Dr. Kapoor explained:

“First, the most profitable attitude is one in which a parent says to himself, “Yes, I sometimes have anxious, angry reactions to my children because they can be very trying. But, I’m not going to let these reactions drive me away from them. I want to know why these teenagers think the way they do.”

“Second, I’d urge any parent to accept the fact that today’s youngsters really are something new under the sun. In most cases, they reach puberty as much as two years earlier than their parents did. In short, they develop much faster, physically - and sometimes the psychological maturity doesn’t keep pace. Keep that also in mind.”

“Third, today’s teenagers are caught in a vicious time-trap. George Washington became a fully qualified surveyor at 17. But, for modern youth, education takes much longer, and earning power begins much later. When late- teenagers ask, during this long waiting period, for a piece of the action, for a degree of real involvement in life around them, often they’re discouraged or if allowed, only with restrictions. If they comply, parents ignore them. If they don’t, parents tend to try to repress or harass them.”

“As John Locke said 300 years ago, when a parent sought his advice about a youngster, “The sooner you treat him as a man, the sooner he will be one.”

“Ideally, parents should allow teenagers (particularly, late teenagers) a reasonable degree of liberty to take their own decisions subject to little monitoring. This failure of today’s parents to provide teenagers with a genuine, honest-to-goodness sense of involvement in living, lies at the heart of the alienation and hostility.”

“In hundreds of ways, today’s teenagers are telling parents that they feel left out, bypassed, misunderstood or ignored by the same people who are important to them, their parents.”

Rules

To end the dialogue, I asked Dr.Suneet Kapoor to give a few rules of the thumb to a parent to reduce this alienation. He offered 7 don’ts.

1. Don’t ever physically punish your teenager.

It creates enormous humiliation and anger in the teenager and deeply alienates the relationship. At worst, in those cases where the young person decides not to take it, stands up and fights back (maybe, verbally), it risks a power struggle in which one or both parties can get seriously hurt.

2. Don’t let your feelings of inadequacy as a parent get you down.
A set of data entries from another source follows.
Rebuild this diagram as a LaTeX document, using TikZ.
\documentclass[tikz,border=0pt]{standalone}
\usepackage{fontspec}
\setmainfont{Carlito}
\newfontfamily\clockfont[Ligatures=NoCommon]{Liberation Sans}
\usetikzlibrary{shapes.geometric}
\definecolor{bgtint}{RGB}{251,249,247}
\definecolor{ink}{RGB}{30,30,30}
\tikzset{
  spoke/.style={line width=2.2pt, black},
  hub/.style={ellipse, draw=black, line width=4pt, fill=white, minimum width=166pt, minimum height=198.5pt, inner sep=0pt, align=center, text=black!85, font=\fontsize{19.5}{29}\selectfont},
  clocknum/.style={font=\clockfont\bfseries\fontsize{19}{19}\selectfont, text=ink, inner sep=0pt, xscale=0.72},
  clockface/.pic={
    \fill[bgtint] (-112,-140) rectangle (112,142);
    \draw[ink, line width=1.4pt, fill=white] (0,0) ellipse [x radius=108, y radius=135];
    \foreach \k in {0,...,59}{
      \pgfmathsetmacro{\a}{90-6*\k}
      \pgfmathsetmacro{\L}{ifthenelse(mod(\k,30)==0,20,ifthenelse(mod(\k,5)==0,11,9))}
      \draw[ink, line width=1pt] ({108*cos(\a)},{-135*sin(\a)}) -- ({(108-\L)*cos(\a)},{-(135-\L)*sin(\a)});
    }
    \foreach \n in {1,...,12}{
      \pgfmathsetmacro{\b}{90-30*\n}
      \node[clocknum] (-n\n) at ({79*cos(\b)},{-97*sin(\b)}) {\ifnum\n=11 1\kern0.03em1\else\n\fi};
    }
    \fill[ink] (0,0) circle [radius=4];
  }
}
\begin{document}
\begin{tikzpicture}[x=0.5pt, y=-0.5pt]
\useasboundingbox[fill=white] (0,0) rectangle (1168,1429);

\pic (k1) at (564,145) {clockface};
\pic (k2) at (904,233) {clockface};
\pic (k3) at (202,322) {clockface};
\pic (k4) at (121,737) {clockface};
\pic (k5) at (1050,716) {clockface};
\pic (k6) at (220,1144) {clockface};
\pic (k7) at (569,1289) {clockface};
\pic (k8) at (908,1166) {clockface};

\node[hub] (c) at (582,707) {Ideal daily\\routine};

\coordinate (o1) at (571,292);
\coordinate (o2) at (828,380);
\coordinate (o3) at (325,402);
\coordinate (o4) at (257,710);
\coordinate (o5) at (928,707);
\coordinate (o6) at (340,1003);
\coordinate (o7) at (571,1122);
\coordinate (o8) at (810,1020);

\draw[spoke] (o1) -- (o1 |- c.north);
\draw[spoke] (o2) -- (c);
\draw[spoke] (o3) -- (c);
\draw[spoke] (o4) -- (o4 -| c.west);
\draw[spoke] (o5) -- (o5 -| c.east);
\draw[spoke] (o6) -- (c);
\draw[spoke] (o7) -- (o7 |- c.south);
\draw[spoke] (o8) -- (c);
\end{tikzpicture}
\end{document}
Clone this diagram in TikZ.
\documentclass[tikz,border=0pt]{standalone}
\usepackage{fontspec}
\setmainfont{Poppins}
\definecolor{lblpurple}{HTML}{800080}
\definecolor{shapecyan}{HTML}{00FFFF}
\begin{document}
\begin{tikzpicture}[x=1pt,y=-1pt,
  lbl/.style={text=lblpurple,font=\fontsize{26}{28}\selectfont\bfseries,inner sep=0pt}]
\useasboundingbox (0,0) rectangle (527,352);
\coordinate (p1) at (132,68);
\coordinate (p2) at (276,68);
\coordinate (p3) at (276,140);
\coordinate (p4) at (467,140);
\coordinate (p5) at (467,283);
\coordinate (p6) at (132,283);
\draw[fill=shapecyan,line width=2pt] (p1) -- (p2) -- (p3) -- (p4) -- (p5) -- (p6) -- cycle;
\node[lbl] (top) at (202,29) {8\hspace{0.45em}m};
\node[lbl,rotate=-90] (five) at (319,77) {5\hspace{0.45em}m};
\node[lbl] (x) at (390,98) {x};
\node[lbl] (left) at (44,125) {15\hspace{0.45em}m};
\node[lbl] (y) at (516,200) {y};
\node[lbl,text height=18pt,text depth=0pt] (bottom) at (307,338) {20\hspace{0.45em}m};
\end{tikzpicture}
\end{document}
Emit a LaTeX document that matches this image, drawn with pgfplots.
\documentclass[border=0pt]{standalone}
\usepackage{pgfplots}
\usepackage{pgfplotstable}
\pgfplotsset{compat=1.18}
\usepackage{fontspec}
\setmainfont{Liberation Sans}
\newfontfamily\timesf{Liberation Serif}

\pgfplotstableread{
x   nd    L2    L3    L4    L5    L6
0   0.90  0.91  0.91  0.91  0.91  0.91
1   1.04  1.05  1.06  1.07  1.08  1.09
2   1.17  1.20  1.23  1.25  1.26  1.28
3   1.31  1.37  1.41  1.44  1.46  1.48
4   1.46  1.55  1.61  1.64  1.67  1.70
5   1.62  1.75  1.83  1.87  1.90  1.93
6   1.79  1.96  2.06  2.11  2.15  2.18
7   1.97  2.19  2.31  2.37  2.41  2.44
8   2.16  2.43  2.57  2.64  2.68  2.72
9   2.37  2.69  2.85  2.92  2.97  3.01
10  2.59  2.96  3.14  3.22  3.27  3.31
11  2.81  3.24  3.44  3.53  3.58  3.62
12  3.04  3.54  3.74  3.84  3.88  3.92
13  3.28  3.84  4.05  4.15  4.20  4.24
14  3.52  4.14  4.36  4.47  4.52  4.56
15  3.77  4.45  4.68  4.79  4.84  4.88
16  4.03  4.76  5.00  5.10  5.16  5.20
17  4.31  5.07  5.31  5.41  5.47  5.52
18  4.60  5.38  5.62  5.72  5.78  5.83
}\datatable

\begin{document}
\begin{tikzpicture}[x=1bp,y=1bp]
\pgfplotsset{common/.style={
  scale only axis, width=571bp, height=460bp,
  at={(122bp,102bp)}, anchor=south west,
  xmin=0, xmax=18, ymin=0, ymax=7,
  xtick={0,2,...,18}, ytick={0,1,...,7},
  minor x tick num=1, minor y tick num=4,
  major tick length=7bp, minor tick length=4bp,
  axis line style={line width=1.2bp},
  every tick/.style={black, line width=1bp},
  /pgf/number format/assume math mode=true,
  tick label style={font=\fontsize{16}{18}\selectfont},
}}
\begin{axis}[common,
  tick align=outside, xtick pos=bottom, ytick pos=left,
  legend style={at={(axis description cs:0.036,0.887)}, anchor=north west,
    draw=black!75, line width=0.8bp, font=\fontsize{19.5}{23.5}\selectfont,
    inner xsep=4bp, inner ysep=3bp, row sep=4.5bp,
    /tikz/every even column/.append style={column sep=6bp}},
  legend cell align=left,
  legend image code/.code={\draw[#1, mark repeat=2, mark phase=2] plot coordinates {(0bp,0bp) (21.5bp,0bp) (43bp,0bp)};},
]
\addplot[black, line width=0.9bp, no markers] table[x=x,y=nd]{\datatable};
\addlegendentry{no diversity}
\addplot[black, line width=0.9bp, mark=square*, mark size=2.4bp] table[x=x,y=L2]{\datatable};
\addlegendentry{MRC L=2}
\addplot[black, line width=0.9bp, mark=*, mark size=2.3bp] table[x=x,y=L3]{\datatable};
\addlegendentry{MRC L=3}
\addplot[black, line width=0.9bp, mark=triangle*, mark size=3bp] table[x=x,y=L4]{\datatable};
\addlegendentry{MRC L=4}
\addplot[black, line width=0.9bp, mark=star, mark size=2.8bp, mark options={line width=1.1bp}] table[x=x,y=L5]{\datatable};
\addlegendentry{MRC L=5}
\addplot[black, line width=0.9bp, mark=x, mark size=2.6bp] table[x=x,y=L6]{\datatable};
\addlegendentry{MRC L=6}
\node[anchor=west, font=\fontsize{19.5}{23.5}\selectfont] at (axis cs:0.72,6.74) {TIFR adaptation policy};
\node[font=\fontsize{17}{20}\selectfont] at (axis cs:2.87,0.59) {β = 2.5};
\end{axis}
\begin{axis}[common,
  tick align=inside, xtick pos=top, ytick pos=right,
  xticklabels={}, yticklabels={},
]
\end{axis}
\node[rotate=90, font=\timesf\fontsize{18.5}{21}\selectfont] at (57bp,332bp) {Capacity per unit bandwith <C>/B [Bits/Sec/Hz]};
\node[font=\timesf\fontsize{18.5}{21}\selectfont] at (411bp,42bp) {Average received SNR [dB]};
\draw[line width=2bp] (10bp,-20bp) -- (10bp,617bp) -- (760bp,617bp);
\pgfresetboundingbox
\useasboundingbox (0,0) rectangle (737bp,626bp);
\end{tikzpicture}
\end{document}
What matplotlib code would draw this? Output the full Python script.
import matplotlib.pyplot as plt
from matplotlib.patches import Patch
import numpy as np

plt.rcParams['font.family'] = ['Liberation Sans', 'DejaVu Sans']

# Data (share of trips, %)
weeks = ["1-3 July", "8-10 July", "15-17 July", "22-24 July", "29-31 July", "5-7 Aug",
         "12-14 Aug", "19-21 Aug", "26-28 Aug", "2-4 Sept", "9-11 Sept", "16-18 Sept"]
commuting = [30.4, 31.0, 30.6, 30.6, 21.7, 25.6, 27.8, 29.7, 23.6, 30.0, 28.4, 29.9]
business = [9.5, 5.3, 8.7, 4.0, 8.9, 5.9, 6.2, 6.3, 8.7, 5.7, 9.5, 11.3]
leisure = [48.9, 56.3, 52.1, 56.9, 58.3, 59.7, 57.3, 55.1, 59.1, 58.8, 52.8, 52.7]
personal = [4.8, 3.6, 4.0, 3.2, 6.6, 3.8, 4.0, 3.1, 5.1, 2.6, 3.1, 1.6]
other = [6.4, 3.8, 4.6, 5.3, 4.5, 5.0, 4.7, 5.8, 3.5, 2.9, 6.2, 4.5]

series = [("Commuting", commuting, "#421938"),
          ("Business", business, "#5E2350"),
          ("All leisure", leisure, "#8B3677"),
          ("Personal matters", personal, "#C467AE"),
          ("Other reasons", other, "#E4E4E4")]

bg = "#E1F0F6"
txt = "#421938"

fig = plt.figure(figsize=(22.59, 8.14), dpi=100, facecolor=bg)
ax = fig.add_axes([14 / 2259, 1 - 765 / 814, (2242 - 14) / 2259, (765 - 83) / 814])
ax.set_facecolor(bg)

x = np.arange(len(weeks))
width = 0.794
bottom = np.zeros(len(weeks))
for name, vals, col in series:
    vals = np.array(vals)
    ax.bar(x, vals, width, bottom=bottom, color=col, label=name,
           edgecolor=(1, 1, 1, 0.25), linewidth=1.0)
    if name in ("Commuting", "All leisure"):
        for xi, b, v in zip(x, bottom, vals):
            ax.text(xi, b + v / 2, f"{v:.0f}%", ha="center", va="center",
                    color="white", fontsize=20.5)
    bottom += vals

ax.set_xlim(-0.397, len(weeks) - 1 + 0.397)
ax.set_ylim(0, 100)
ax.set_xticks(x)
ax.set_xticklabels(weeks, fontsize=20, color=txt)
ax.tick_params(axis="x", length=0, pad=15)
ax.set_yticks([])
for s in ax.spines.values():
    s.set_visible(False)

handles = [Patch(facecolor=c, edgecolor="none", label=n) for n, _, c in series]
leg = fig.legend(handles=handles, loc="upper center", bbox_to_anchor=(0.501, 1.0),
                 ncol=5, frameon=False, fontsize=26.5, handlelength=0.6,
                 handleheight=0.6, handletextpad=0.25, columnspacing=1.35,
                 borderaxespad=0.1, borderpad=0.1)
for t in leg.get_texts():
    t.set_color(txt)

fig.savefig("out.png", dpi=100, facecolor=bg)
Ask, “Am I correctly handling this situation?” As long as you keep asking it, things are far from being hopeless.

3. Don’t let a friction in your family discourage you.

Disagreement - even loud disagreement – with your child is a form of communication. It’s a dialogue, a bridge. Friction may be unpleasant, but it’s a lot better than indifference or silence. Be calm.

4. Don’t be afraid to be yourself.

You have your own values, your own lifestyle. Stick to them, even if your children seem scornful or disapproving. They want you to be loyal to your own standards. They need a yardstick to test themselves by.

5. Don’t mistake a passing personality phase in a youngster for a permanent problem.

No more friendly conferences. No more seeking of advice. Just a sudden turn-off. It is a natural phase. The time always comes when the adolescent turns away and begins to look for values and guidance from his or her peer group, as well as from other adults. This won’t last forever. But, the parent who fights it too hard can make everyone miserable.

6. Don’t make permissiveness the scapegoat.

You cannot blame permissiveness for everything that seems wrong with the younger generation because the remedy is the reverse: authoritarianism, repression. There has to be a limit- setting, to be sure. But, one extreme is as bad as the other. Harshness just makes adolescents fight harder.

7. Finally, don’t ever scream and slam the door.

At times, as every parent knows, the temptation can be strong. When a youngster seems endlessly hostile, sullen or unresponsive, it’s easy - and very human, to react with anger and withdrawal. But, the “difficult” child is often the one who needs your patience and understanding the most.